4 cups/ .95 l filtered water

3-4 pitted dates

Pinch salt

1 tablespoon / 14.79 ml coconut oil or MCT oil

1 tablespoon /14.3 g lecithin ( I use sunflower lecithin)

1 teaspoon / 4.93 ml vanilla extract

1 vanilla bean


Make

Place the soaked almonds, in the container of a high speed blender. Add the water, pitted, dates, salt, coconut oil, lecithin and vanilla extract. Not the vanilla bean. Blend on high for 2 minutes. Place the nut milk into a medium bowl, hold the bag with one hand and pour out half of the liquid. Close the bag with the draw string, not too quickly, carefully as not to squeeze the liquid out the top. Tightly wrap the top of the bag closed and squeeze the liquid down towards the bottom of the bag, into the bowl. Squeeze the bag until you feel a mound of pulp and there is no more liquid. Open the bag and pour the rest of the liquid in. Continue squeezing until all the liquid is removed from the pulp. Set the bag into a small bowl.

Transfer the liquid back in the blender. With a pairing knife and slice down the center of the bean pod from end to end. Use the tip of the pairing knife blade to spread open and hold the bean open onto your cutting board, revealing the seeds inside. Scrape the tiny seeds with your knife. Make sure not to drag the knife too forcefully, as it will remove the woody, stringy elements. Push the sticky seeds with your finger or the back of a spoon into the blender and blend away. Your milk will be extra vanilla and spotted with tiny vanilla seeds. Transfer to an airtight glass container. Enjoy!




Pistachio Cardamom Milk


Gather

1 cup/ 128 g shelled unsalted pistachios, soaked in tepid water 8-10 hours, discard soaking water

4 cups/ .95 l filtered water

3-4 pitted dates

Pinch salt

1 tablespoon / 14.79 ml coconut oil or MCT oil

1 tablespoon / 14.3 g lecithin (I use sunflower lecithin)

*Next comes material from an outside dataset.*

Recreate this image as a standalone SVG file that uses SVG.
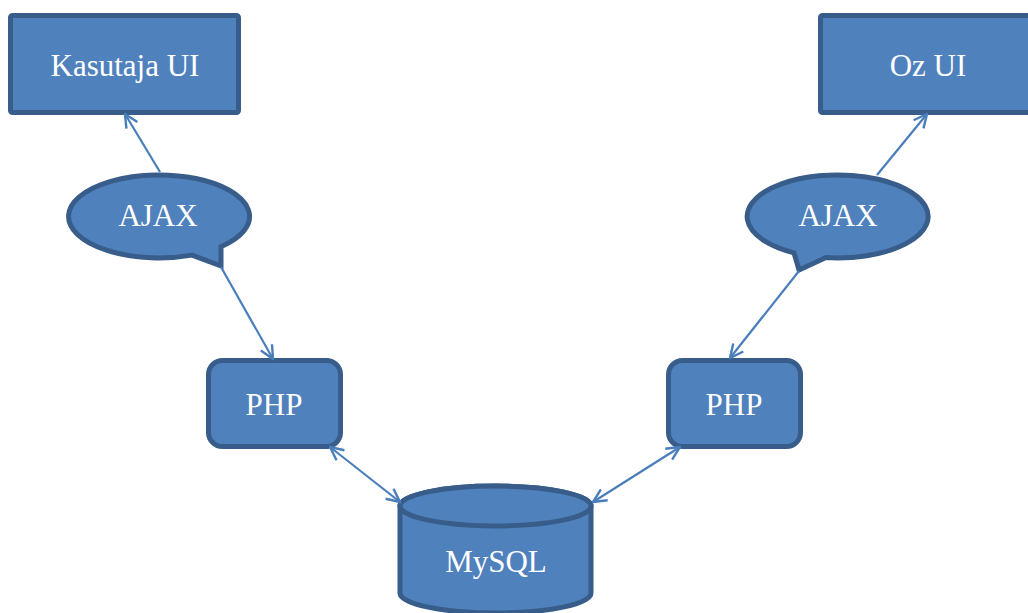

1 teaspoon / 4.93 ml vanilla extract

1/2-3/4 teaspoon cardamom powder (I like a little more in mine)


Make

Place the soaked pistachios, in the container of a high speed blender. Add the water, pitted dates, salt, coconut oil, lecithin, vanilla extract and cardamom powder. Blend on high for 2 minutes. Place the nut milk into a medium bowl, hold the bag with one hand and pour out half of the liquid. Close the bag with the draw string, not too quickly, carefully as not to squeeze the liquid out of the top. Tightly wrap the top of the bag closed and squeeze the liquid down towards the bottom of the bag, into the bowl. Squeeze the bag until you feel a mound of pulp and there is no more liquid. Open the bag and pour the rest of the liquid in. Continue squeezing until all the liquid is removed from the pulp. Set the bag into a small bowl. Transfer to an airtight glass container.

Walnut Cinnamon Milk

Gather

1 cup / 128 g walnuts,  soaked in tepid water 10-12 hours,  discard soaking water 

4 cups/ .95 l filtered water

3-4 pitted dates

Pinch salt

1 tablespoon / 14.79 ml coconut oil or MCT oil

1 tablespoon / 14.3 g lecithin (I use sunflower lecithin)

1 teaspoon/ 4.93 ml vanilla extract

1 teaspoon cinnamon powder


Make


Place the soaked walnuts, in the container of a high speed blender. Add the water, pitted, dates, salt, coconut oil, lecithin, vanilla extract and cinnamon powder. Blend on high for 2 minutes. Place the nut milk into a medium bowl, hold the bag with one hand and pour out half of the liquid. Close the bag with the draw string, not too quickly, carefully as not to squeeze the liquid out of the top. Tightly wrap the top of the bag closed and squeeze the liquid down towards the bottom of the bag, into the bowl. Squeeze the bag until you feel a mound of pulp and there is no more liquid. Open the bag and pour the rest of the liquid in. Continue squeezing until all the liquid is removed from the pulp. Set the bag into a small bowl. Transfer to an airtight glass container.